APPELLATE COURT OF ILLINOIS FIRST JUDICIAL DISTRICT FIFTH DIVISION
Mar 10, 2017
2017 Ill. App. 162732 (Ill. App. Ct. 2017)

Opinion

No. 1-16-2732

03-10-2017

In re L.P., a minor, (PEOPLE OF THE STATE OF ILLINOIS, Petitioner-Appellee, v. L.P., Respondent-Appellant).


NOTICE: This order was filed under Supreme Court Rule 23 and may not be cited as precedent by any party except in the limited circumstances allowed under Rule 23(e)(1).

Appeal from the Circuit Court of Cook County

No. 16 JD 1530

Honorable Stuart F. Lubin, Judge Presiding.

JUSTICE REYES delivered the judgment of the court.
Presiding Justice Gordon and Justice Hall concurred in the judgment.

ORDER

¶ 1 Held: Affirming respondent's adjudication of delinquency for aggravated unlawful use of a weapon and unlawful possession of a firearm. The matter is remanded, however, pursuant to the one-act, one-crime doctrine, for the trial court to determine which one of respondent's adjudications is the most serious, to vacate the other two convictions, and to correct respondent's order of commitment accordingly.
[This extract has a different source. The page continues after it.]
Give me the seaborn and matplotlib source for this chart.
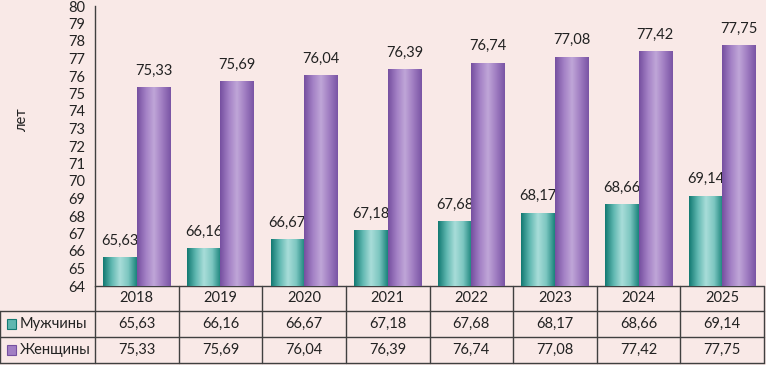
import numpy as np
import pandas as pd
import seaborn as sns
import matplotlib.pyplot as plt
from matplotlib.patches import Rectangle
from matplotlib.colors import LinearSegmentedColormap
from matplotlib.transforms import blended_transform_factory

years = ['2018', '2019', '2020', '2021', '2022', '2023', '2024', '2025']
men = [65.63, 66.16, 66.67, 67.18, 67.68, 68.17, 68.66, 69.14]
women = [75.33, 75.69, 76.04, 76.39, 76.74, 77.08, 77.42, 77.75]
series = ['Мужчины', 'Женщины']

bg = '#F9E9E7'
line_col = '#404040'
teal_cmap = LinearSegmentedColormap.from_list('teal', ['#137A73', '#5FB7B0', '#A9DDD9', '#7CC6C0', '#1B847C'])
purple_cmap = LinearSegmentedColormap.from_list('purple', ['#7650A0', '#A27FC4', '#C0A6D8', '#9F7CC1', '#7A55A5'])
cmaps = [teal_cmap, purple_cmap]

def fmt(v):
    return f'{v:.2f}'.replace('.', ',')

df = pd.DataFrame({
    'year': years * 2,
    'value': men + women,
    'sex': [series[0]] * len(years) + [series[1]] * len(years),
})

sns.set_style('white')
plt.rcParams['font.family'] = ['Lato', 'DejaVu Sans']

fig = plt.figure(figsize=(7.66, 3.65), dpi=100, facecolor=bg)
W, H = 766, 365
ax = fig.add_axes([95 / W, 1 - 286 / H, 669 / W, 280 / H], facecolor=bg)

sns.barplot(data=df, x='year', y='value', hue='sex', palette=['#5FB7B0', '#A27FC4'],
            width=0.8, ax=ax, legend=False, saturation=1)

grad = np.linspace(0, 1, 64).reshape(1, -1)
for i, p in enumerate(ax.patches[:16]):
    s = i // len(years)
    x0, w, h = p.get_x(), p.get_width(), p.get_height()
    ax.imshow(grad, cmap=cmaps[s], extent=[x0, x0 + w, 64, h], aspect='auto', zorder=3)
    p.set_visible(False)
    ax.annotate(fmt(h), (x0 + w / 2, h), xytext=(0, 7), textcoords='offset points',
                ha='center', va='bottom', fontsize=10.5, color='#222222')

ax.set_xlim(-0.5, len(years) - 0.5)
ax.set_ylim(64, 80)
ax.set_yticks(range(64, 81))
ax.tick_params(axis='y', length=4, width=1, color=line_col, labelsize=10.5, pad=3, labelcolor='#222222')
ax.tick_params(axis='x', bottom=False, labelbottom=False)
ax.set_xlabel('')
ax.set_ylabel('')
for side in ['top', 'right', 'bottom']:
    ax.spines[side].set_visible(False)
ax.spines['left'].set_color(line_col)
ax.spines['left'].set_linewidth(1)
fig.text(22 / W, 1 - 120 / H, 'лет', rotation=90, ha='center', va='center', fontsize=10.5, color='#222222')

# data table under the axis
tr = blended_transform_factory(ax.transData, ax.transAxes)
rows_y = [0, -25 / 280, -51 / 280, -77 / 280]
x_left = -0.5 - 95 / (669 / 8)
kw = dict(transform=tr, clip_on=False, color=line_col, lw=1)
ax.plot([-0.5, 7.5], [rows_y[0]] * 2, **kw)
for y in rows_y[1:]:
    ax.plot([x_left, 7.5], [y, y], **kw)
for k in range(9):
    ax.plot([k - 0.5, k - 0.5], [rows_y[0], rows_y[3]], **kw)
ax.plot([x_left, x_left], [rows_y[1], rows_y[3]], **kw)

for k, yr in enumerate(years):
    ax.text(k, (rows_y[0] + rows_y[1]) / 2, yr, transform=tr, ha='center', va='center',
            fontsize=10.5, color='#222222')
    ax.text(k, (rows_y[1] + rows_y[2]) / 2, fmt(men[k]), transform=tr, ha='center', va='center',
            fontsize=10.5, color='#222222')
    ax.text(k, (rows_y[2] + rows_y[3]) / 2, fmt(women[k]), transform=tr, ha='center', va='center',
            fontsize=10.5, color='#222222')

for s, name in enumerate(series):
    yc = (rows_y[s + 1] + rows_y[s + 2]) / 2
    ax.text(x_left + 20 / (669 / 8), yc, name, transform=tr, ha='left', va='center',
            fontsize=10.5, color='#222222')
    sq = Rectangle((7 / W, 0), 9 / W, 10 / H, transform=fig.transFigure,
                   facecolor=['#5FB7B0', '#A27FC4'][s], edgecolor=['#137A73', '#7650A0'][s], lw=0.8)
    yfig = 1 - (324 + s * 26) / H
    sq.set_y(yfig - 5 / H)
    fig.patches.append(sq)

fig.savefig('out.png', dpi=100, facecolor=bg)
¶ 2 Following a bench trial, respondent L.P., a 15-year old minor, was found guilty of two

counts of aggravated unlawful use of a weapon (AUUW) (720 ILCS 5/24-1.6(a)(1)(3)(C), (a)(1)(3)(I) (West 2016)) and one count of unlawful possession of a firearm (UPF) (720 ILCS 5/24-3.1(a)(1) (West 2016)) and adjudicated a delinquent minor pursuant to the Juvenile Court Act of 1987 (Act) (705 ILCS 405/5 et seq. (West 2016)). Respondent was sentenced to an 18-month term of probation and a stayed 30-day term in the Illinois Department of Juvenile Justice. On appeal, respondent contends: (1) the State failed to prove him guilty beyond a reasonable doubt of AUUW and UPF; and (2) that, pursuant to the one-act, one-crime rule, the matter must be remanded to the trial court for a determination as to which of his three convictions is the most serious and to vacate the other two, less serious convictions. For the following reasons, we affirm in part and remand with directions.

¶ 3 BACKGROUND

¶ 4 On July 8, 2016, the State filed a petition for the adjudication of wardship of 15-year-old L.P., alleging that, on July 7, 2016, he committed two counts of AUUW and one count of UPF based on his possession of a firearm. The matter proceeded to a bench trial.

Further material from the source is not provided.